Task objective:
Your task is to transcribe all of the records exactly and leave out the pictures.

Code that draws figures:
━━━━━━━━
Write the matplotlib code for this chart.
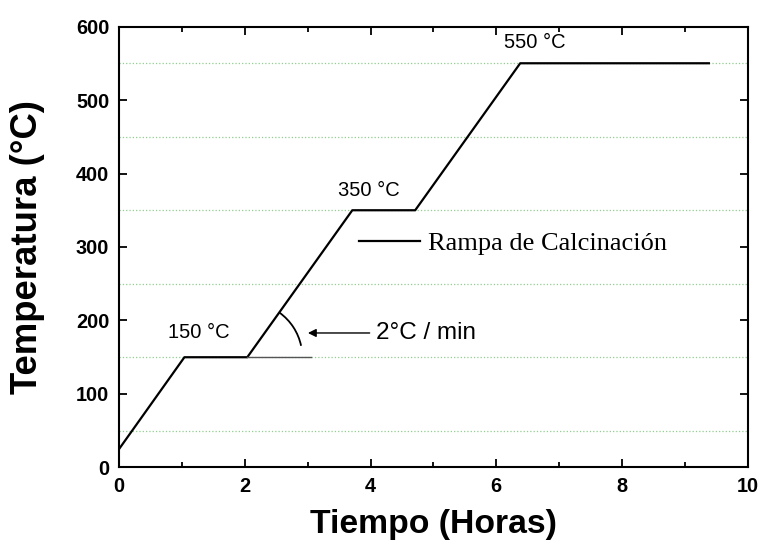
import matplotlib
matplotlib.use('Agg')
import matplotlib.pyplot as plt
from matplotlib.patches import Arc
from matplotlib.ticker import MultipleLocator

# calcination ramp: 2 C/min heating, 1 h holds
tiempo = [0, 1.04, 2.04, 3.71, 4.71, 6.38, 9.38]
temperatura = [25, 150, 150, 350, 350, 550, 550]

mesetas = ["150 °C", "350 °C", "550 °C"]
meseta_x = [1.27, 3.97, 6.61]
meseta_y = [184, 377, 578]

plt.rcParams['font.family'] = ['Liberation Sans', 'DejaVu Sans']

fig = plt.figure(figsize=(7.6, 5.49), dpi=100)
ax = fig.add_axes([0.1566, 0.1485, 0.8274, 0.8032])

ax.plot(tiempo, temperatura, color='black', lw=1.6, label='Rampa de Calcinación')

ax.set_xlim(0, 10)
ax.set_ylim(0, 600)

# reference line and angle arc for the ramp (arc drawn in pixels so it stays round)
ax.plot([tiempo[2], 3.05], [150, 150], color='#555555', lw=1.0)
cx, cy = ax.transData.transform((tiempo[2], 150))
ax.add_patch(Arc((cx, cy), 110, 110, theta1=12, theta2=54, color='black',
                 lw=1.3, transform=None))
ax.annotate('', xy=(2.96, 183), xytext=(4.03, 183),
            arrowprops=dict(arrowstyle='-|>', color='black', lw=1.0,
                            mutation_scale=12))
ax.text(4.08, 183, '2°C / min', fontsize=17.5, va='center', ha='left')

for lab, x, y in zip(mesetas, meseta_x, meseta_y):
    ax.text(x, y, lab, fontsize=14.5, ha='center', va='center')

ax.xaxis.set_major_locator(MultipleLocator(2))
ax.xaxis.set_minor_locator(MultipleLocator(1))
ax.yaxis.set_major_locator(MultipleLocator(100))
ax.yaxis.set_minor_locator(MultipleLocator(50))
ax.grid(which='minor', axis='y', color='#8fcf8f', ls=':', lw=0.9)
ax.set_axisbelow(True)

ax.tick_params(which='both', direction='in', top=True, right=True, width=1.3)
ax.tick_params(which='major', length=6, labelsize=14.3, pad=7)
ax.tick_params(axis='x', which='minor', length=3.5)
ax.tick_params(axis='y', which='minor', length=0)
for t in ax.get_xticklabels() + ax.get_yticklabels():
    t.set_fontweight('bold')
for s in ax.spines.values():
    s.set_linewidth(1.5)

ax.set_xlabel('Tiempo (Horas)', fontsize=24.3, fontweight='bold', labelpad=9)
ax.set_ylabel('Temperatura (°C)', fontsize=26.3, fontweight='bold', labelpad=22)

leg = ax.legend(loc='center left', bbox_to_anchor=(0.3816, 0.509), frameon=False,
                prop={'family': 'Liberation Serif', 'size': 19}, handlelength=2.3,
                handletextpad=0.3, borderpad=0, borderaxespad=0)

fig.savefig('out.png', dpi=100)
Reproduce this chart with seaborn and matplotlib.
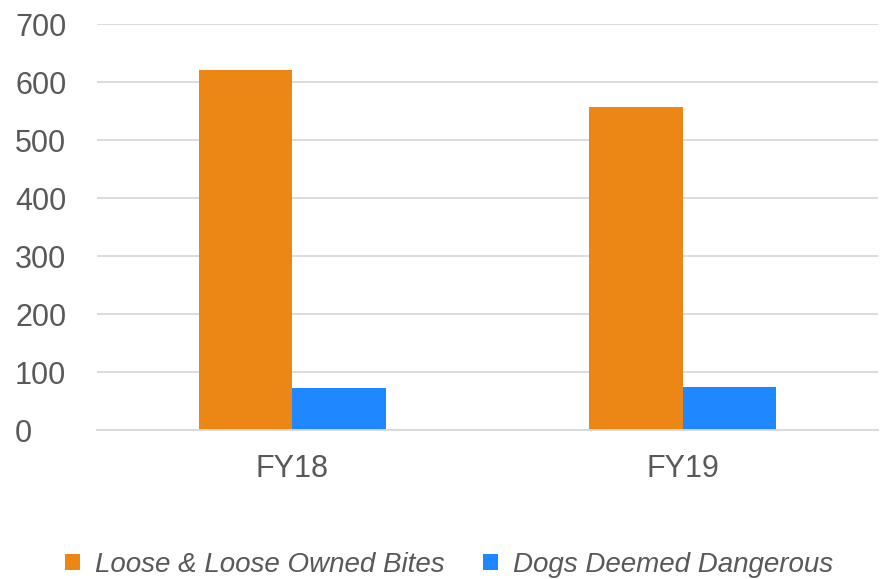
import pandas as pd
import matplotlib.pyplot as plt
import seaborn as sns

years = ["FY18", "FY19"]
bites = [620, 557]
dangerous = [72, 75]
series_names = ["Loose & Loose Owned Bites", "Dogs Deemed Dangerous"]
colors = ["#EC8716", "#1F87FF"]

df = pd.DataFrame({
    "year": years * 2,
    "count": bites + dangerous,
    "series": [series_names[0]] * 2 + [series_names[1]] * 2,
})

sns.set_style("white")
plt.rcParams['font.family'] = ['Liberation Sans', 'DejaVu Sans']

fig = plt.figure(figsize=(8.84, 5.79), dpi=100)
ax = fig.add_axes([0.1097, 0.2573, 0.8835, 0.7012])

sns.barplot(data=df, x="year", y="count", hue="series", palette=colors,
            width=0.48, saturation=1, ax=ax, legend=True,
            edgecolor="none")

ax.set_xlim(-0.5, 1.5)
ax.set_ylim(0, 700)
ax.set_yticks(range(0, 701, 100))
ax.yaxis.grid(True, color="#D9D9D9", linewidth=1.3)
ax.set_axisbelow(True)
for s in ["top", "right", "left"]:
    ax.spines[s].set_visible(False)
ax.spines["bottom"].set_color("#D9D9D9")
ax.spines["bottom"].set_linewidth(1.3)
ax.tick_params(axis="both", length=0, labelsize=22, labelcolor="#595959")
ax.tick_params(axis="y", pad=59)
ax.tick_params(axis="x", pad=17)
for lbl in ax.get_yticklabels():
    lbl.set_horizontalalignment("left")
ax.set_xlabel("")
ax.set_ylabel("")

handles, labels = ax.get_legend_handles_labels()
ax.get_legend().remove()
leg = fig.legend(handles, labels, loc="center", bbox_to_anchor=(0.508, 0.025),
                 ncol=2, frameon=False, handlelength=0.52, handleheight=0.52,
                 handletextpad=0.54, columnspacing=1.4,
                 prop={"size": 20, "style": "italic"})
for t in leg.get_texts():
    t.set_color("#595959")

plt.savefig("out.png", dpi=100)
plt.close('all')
━━━━━━━━
Output of the exercise:
Write the matplotlib code for this chart.
import matplotlib
matplotlib.use('Agg')
import matplotlib.pyplot as plt
from matplotlib.patches import Arc
from matplotlib.ticker import MultipleLocator

# calcination ramp: 2 C/min heating, 1 h holds
tiempo = [0, 1.04, 2.04, 3.71, 4.71, 6.38, 9.38]
temperatura = [25, 150, 150, 350, 350, 550, 550]

mesetas = ["150 °C", "350 °C", "550 °C"]
meseta_x = [1.27, 3.97, 6.61]
meseta_y = [184, 377, 578]

plt.rcParams['font.family'] = ['Liberation Sans', 'DejaVu Sans']

fig = plt.figure(figsize=(7.6, 5.49), dpi=100)
ax = fig.add_axes([0.1566, 0.1485, 0.8274, 0.8032])

ax.plot(tiempo, temperatura, color='black', lw=1.6, label='Rampa de Calcinación')

ax.set_xlim(0, 10)
ax.set_ylim(0, 600)

# reference line and angle arc for the ramp (arc drawn in pixels so it stays round)
ax.plot([tiempo[2], 3.05], [150, 150], color='#555555', lw=1.0)
cx, cy = ax.transData.transform((tiempo[2], 150))
ax.add_patch(Arc((cx, cy), 110, 110, theta1=12, theta2=54, color='black',
                 lw=1.3, transform=None))
ax.annotate('', xy=(2.96, 183), xytext=(4.03, 183),
            arrowprops=dict(arrowstyle='-|>', color='black', lw=1.0,
                            mutation_scale=12))
ax.text(4.08, 183, '2°C / min', fontsize=17.5, va='center', ha='left')

for lab, x, y in zip(mesetas, meseta_x, meseta_y):
    ax.text(x, y, lab, fontsize=14.5, ha='center', va='center')

ax.xaxis.set_major_locator(MultipleLocator(2))
ax.xaxis.set_minor_locator(MultipleLocator(1))
ax.yaxis.set_major_locator(MultipleLocator(100))
ax.yaxis.set_minor_locator(MultipleLocator(50))
ax.grid(which='minor', axis='y', color='#8fcf8f', ls=':', lw=0.9)
ax.set_axisbelow(True)

ax.tick_params(which='both', direction='in', top=True, right=True, width=1.3)
ax.tick_params(which='major', length=6, labelsize=14.3, pad=7)
ax.tick_params(axis='x', which='minor', length=3.5)
ax.tick_params(axis='y', which='minor', length=0)
for t in ax.get_xticklabels() + ax.get_yticklabels():
    t.set_fontweight('bold')
for s in ax.spines.values():
    s.set_linewidth(1.5)

ax.set_xlabel('Tiempo (Horas)', fontsize=24.3, fontweight='bold', labelpad=9)
ax.set_ylabel('Temperatura (°C)', fontsize=26.3, fontweight='bold', labelpad=22)

leg = ax.legend(loc='center left', bbox_to_anchor=(0.3816, 0.509), frameon=False,
                prop={'family': 'Liberation Serif', 'size': 19}, handlelength=2.3,
                handletextpad=0.3, borderpad=0, borderaxespad=0)

fig.savefig('out.png', dpi=100)
Reproduce this chart with seaborn and matplotlib.
import pandas as pd
import matplotlib.pyplot as plt
import seaborn as sns

years = ["FY18", "FY19"]
bites = [620, 557]
dangerous = [72, 75]
series_names = ["Loose & Loose Owned Bites", "Dogs Deemed Dangerous"]
colors = ["#EC8716", "#1F87FF"]

df = pd.DataFrame({
    "year": years * 2,
    "count": bites + dangerous,
    "series": [series_names[0]] * 2 + [series_names[1]] * 2,
})

sns.set_style("white")
plt.rcParams['font.family'] = ['Liberation Sans', 'DejaVu Sans']

fig = plt.figure(figsize=(8.84, 5.79), dpi=100)
ax = fig.add_axes([0.1097, 0.2573, 0.8835, 0.7012])

sns.barplot(data=df, x="year", y="count", hue="series", palette=colors,
            width=0.48, saturation=1, ax=ax, legend=True,
            edgecolor="none")

ax.set_xlim(-0.5, 1.5)
ax.set_ylim(0, 700)
ax.set_yticks(range(0, 701, 100))
ax.yaxis.grid(True, color="#D9D9D9", linewidth=1.3)
ax.set_axisbelow(True)
for s in ["top", "right", "left"]:
    ax.spines[s].set_visible(False)
ax.spines["bottom"].set_color("#D9D9D9")
ax.spines["bottom"].set_linewidth(1.3)
ax.tick_params(axis="both", length=0, labelsize=22, labelcolor="#595959")
ax.tick_params(axis="y", pad=59)
ax.tick_params(axis="x", pad=17)
for lbl in ax.get_yticklabels():
    lbl.set_horizontalalignment("left")
ax.set_xlabel("")
ax.set_ylabel("")

handles, labels = ax.get_legend_handles_labels()
ax.get_legend().remove()
leg = fig.legend(handles, labels, loc="center", bbox_to_anchor=(0.508, 0.025),
                 ncol=2, frameon=False, handlelength=0.52, handleheight=0.52,
                 handletextpad=0.54, columnspacing=1.4,
                 prop={"size": 20, "style": "italic"})
for t in leg.get_texts():
    t.set_color("#595959")

plt.savefig("out.png", dpi=100)
plt.close('all')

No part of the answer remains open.